++++ Material provided

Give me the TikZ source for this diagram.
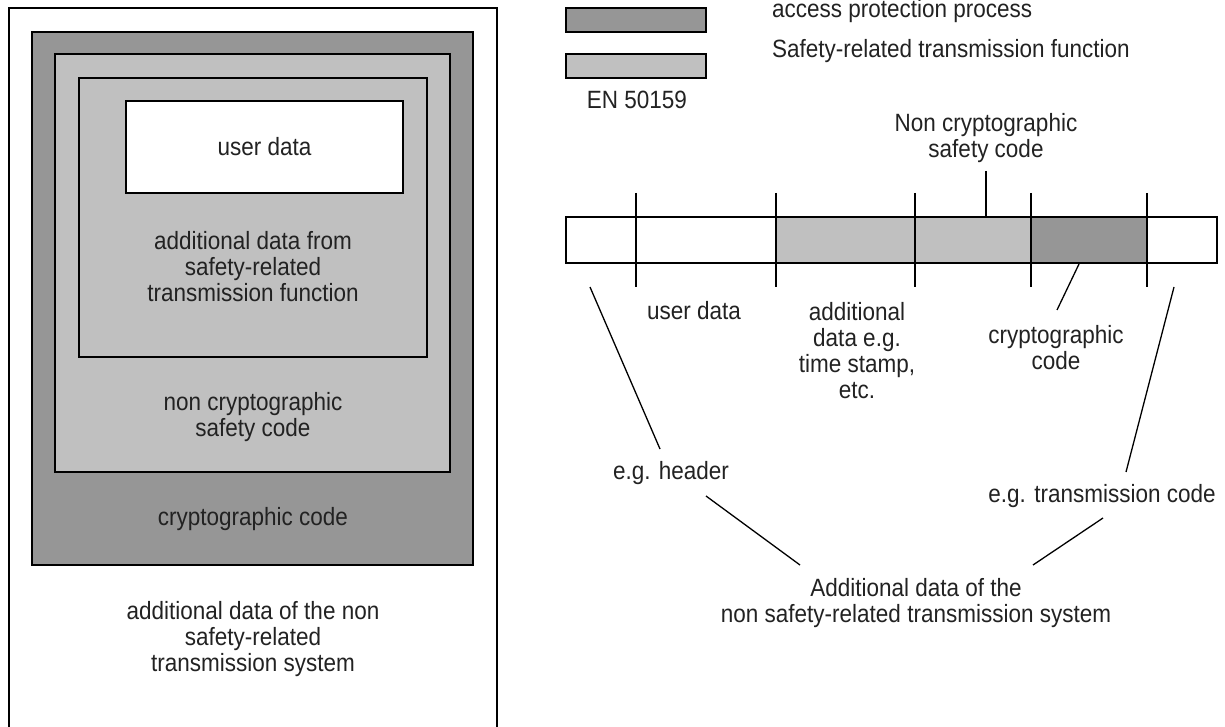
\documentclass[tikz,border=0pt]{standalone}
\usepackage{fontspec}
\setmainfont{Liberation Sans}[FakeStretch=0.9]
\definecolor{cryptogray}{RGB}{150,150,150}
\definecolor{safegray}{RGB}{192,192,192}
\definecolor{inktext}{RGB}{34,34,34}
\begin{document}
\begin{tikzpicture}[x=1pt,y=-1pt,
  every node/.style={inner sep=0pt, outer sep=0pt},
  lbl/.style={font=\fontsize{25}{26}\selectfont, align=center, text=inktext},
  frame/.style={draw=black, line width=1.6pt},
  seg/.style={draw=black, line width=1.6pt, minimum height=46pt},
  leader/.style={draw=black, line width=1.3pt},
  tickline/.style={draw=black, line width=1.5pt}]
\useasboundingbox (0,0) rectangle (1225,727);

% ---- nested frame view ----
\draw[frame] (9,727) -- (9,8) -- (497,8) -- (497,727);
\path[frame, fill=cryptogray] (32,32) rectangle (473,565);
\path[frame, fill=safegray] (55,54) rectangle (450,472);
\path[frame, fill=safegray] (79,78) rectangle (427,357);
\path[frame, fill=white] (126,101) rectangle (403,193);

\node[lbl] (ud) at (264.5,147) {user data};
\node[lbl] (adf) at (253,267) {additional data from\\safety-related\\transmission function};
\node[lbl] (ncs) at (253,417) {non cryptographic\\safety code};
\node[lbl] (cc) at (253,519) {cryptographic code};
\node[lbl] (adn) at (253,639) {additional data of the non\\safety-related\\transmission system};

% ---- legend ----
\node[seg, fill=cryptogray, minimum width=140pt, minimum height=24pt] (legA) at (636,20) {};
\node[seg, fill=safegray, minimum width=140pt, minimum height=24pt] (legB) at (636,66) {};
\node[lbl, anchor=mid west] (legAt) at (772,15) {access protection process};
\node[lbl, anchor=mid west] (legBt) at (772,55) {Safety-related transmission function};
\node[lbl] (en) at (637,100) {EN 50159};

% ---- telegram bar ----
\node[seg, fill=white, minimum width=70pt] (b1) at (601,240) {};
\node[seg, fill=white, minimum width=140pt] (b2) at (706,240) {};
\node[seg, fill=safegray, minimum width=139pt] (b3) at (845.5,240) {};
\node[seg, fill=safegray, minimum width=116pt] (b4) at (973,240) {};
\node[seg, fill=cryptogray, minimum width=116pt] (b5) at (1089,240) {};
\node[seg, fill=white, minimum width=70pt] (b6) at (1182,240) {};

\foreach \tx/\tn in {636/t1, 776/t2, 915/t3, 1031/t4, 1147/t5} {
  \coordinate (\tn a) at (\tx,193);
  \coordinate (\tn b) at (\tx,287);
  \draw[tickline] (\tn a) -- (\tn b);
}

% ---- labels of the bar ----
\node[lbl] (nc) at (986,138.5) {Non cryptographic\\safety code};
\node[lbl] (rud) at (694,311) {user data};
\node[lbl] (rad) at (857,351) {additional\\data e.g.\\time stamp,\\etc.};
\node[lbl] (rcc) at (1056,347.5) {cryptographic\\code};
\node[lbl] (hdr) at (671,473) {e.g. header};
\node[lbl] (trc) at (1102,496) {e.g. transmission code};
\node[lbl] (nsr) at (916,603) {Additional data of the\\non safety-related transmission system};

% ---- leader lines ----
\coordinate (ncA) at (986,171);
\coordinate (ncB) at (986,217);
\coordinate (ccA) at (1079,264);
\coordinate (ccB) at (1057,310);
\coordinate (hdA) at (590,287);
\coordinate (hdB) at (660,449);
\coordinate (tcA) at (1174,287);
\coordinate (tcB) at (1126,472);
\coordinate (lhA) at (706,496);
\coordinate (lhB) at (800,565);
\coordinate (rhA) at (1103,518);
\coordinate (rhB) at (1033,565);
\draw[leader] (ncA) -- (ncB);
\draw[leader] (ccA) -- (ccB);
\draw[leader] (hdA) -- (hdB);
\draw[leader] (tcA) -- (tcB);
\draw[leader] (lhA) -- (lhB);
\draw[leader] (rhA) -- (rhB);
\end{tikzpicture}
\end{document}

++++++++
++++ Material provided

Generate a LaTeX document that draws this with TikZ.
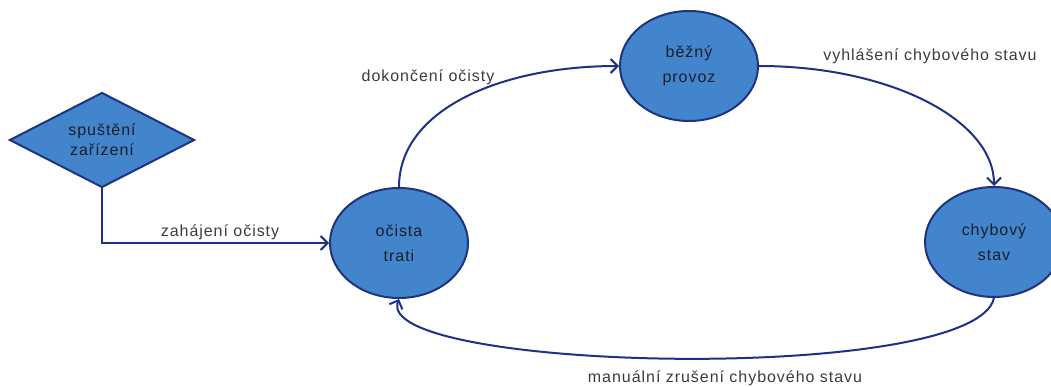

++++++++

» **Objective**: Write only the number of lines in the records that include the word "this".

» **Full solution**: 2